Brent Crowder

Brent Crowder

As a teen, Brent enjoyed working for his father, who employed him to install thousands of feet of trenching and piping from waterwells to and within two fifty-acre fields with sprinkler systems. He also assisted in the operation of the sprinkler systems, as well as operation and maintenance of construction and farm and construction equipment such as bulldozers, backhoes, plows, wellhead engines and pumps.

As a student and young man, he experienced more satisfaction studying math, chemistry, thermodynamics, and physics than social studies and history. Math and science gave him the satisfaction of insight into the quantitative cause-effect relations that describe the physics and chemistry of nature.

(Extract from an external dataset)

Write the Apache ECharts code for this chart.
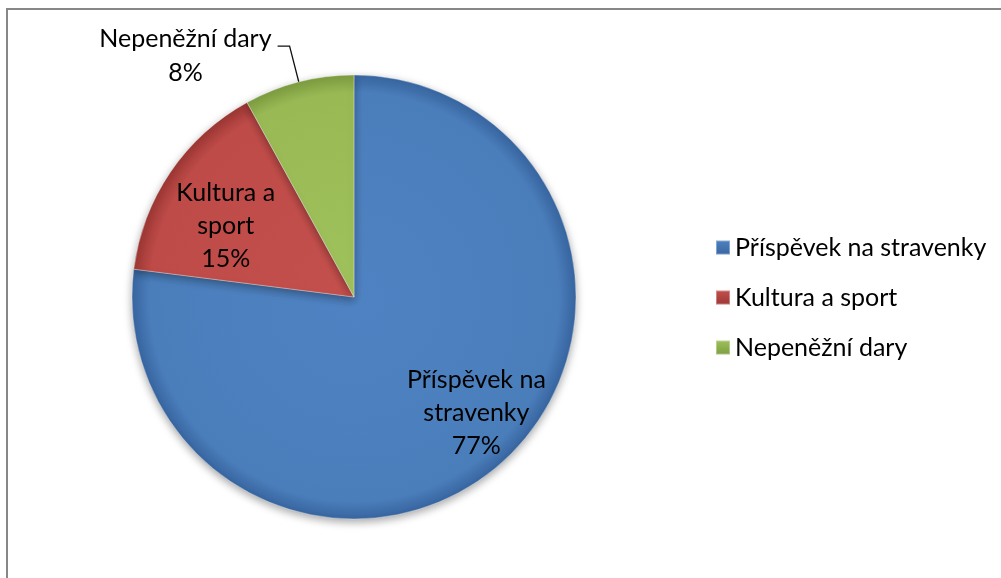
<!DOCTYPE html>
<html>
<head>
<meta charset="utf-8">
<script src="https://cdn.jsdelivr.net/npm/echarts@6/dist/echarts.min.js"></script>
<style>
  html, body { margin: 0; padding: 0; background: #fff; }
  #chart { width: 1001px; height: 578px; }
</style>
</head>
<body>
<div id="chart"></div>
<script>
const categories = ['Příspěvek na stravenky', 'Kultura a sport', 'Nepeněžní dary'];
const shares = [77, 15, 8];
const wrappedNames = ['Příspěvek na\nstravenky', 'Kultura a\nsport', 'Nepeněžní dary'];

const FONT = 'Lato';
const center = [354, 297];
const radius = 222;

// base, rim colours (office 2007 style bevel)
const palette = [
  ['#4f82c2', '#4a7ebb', '#3865a0'],
  ['#c4504d', '#be4b48', '#9c3734'],
  ['#a0c25c', '#98b954', '#7d9c40'],
];

const fill = (c) => new echarts.graphic.RadialGradient(center[0], center[1], radius, [
  { offset: 0, color: c[0] },
  { offset: 0.92, color: c[1] },
  { offset: 1, color: c[2] },
], true);

const legendFill = (c) => new echarts.graphic.LinearGradient(0, 0, 0, 1, [
  { offset: 0, color: c[0] },
  { offset: 1, color: c[2] },
]);

const myChart = echarts.init(document.getElementById('chart'));

const pieData = categories.map((name, i) => {
  const item = {
    name: name,
    value: shares[i],
    itemStyle: { color: fill(palette[i]) },
  };
  if (i === 2) {
    item.label = {
      position: 'outside',
      padding: [20, 0, 0, 0],
      distanceToLabelLine: 6,
      formatter: (p) => '{c|' + wrappedNames[p.dataIndex] + '}\n{c|' + p.value + '%}',
      rich: {
        c: { align: 'center', fontFamily: FONT, fontSize: 25, lineHeight: 34, color: '#000' },
      },
    };
    item.labelLine = {
      show: true,
      length: 37,
      length2: 12,
      lineStyle: { color: '#111', width: 1.3 },
    };
  }
  return item;
});

myChart.setOption({
  animation: false,
  backgroundColor: '#fff',
  graphic: [
    {
      type: 'rect',
      shape: { x: 7, y: 9, width: 1010, height: 600 },
      style: { fill: 'none', stroke: '#878787', lineWidth: 2 },
      silent: true,
    },
  ],
  legend: {
    orient: 'vertical',
    left: 715,
    top: 235,
    padding: 0,
    icon: 'rect',
    itemWidth: 14,
    itemHeight: 14,
    itemGap: 25,
    textStyle: { fontFamily: FONT, fontSize: 25, lineHeight: 24, color: '#000' },
    data: categories.map((name, i) => ({ name: name, itemStyle: { color: legendFill(palette[i]) } })),
    selectedMode: false,
  },
  series: [
    {
      type: 'pie',
      center: center,
      radius: radius,
      startAngle: 90,
      clockwise: true,
      avoidLabelOverlap: false,
      emphasis: { disabled: true },
      itemStyle: {
        borderColor: 'rgba(255,255,255,0.35)',
        borderWidth: 1,
        shadowBlur: 8,
        shadowOffsetY: 3,
        shadowColor: 'rgba(0,0,0,0.35)',
      },
      label: {
        show: true,
        position: 'inside',
        color: '#000',
        fontFamily: FONT,
        fontSize: 25,
        lineHeight: 33,
        formatter: (p) => wrappedNames[p.dataIndex] + '\n' + p.value + '%',
      },
      labelLine: { show: false },
      labelLayout: function (p) {
        // nudge the inside labels to where Excel placed them
        if (p.dataIndex === 0) return { dx: 47, dy: 30 };
        if (p.dataIndex === 1) return { dx: -34, dy: -7 };
        return {};
      },
      data: pieData,
    },
  ],
});
</script>
</body>
</html>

He earned his bachelor of science degree in mechanical engineering and worked professionally in the power generation industry on design, construction, start-up, and operation on coal-fired, geothermal, natural gas, nuclear, and hydroelectric power plants in the United States.

Through his inherent interest in the mathematics and geometry of nature, he delightfully encountered the “Flower of Life”, appreciating the pattern extended from the vesica piscis and “Seed of Life” from which the familiar flower of life image is derived. Then, he discovered that unit (r=1) circles comprising the greater (extended) flower of life pattern have an amazing characteristic, whereby the center – to – center distances between all its circles are always square roots of whole numbers.

Additionally, he concludes the vesica piscis may not be, but perhaps should be more generally appreciated in relation to the reference (4) to the Bible’s book of John, the architecture of the Gothic Pointed Arch”, and the artistic/religious images that sometimes occur within and around a vesica piscis.

So, Mr. Crowder might be characterized as a “sacred geometry” enthusiast, noting along with others, that a unit radius circle can also serve as a means to graphically obtain the golden ratio (as described in Figure 3 of Ref. 8) and then to a scaled version of the Great Pyramid (Khufu) of Giza, further linking the unit circle and a vesica piscis to a grander geometrically and spiritually connected architecture.

He hopes this book and its connections will inspire others to recognize, appreciate and explore relations of number, geometry, architecture and spirituality.